Full article (2–6 minute read): Financial Calculations in Emacs

Flashcard of the week

My information theory is weak, but I did read that one book on it. I tried to write flashcards to capture the intuition behind it, and particularly why it was such a big deal.

Which are the two fundamental questions answered by information theory?

This is one of those flashcards. Before information theory, not only did we not have the answers to these two questions – we didn't even know they were questions that could be asked!

The two fundamental questions are

"How many bits are needed to transmit this data?" and "How many bits can be transmitted over this channel?"

Before Shannon, we did have a vague idea that some data are more predictable than others, but we had no idea it was possible to quantify this, nor that the capacity of communication channels could be quantified. Engineers working with radio, telephony, etc. lived on wild experiments and old wisdom passed from one to the next.

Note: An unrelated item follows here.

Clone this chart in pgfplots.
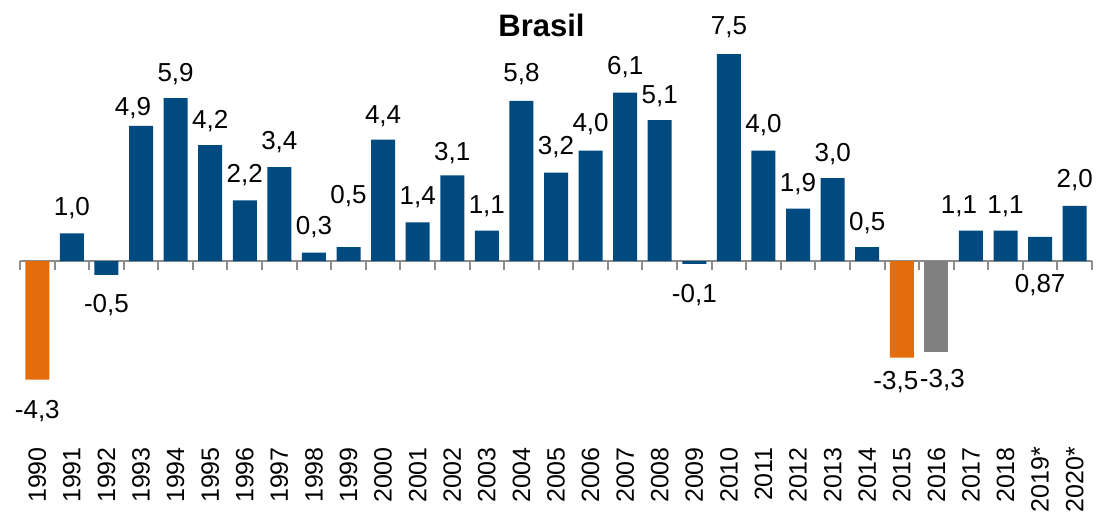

This, in some sense, set off a chain reaction that lead to the break-up of AT&T. Before Shannon, they could claim that they had to be a monopoly because that was the only way to ensure signal quality across the entire system. They had to perform integrated testing on the full system when making changes, and they could adapt components to each other to preserve signal quality. After Shannon, it started becoming clear that it's just bits-in-bits-out and it doesn't really matter to signal quality how many operators the bits flow through.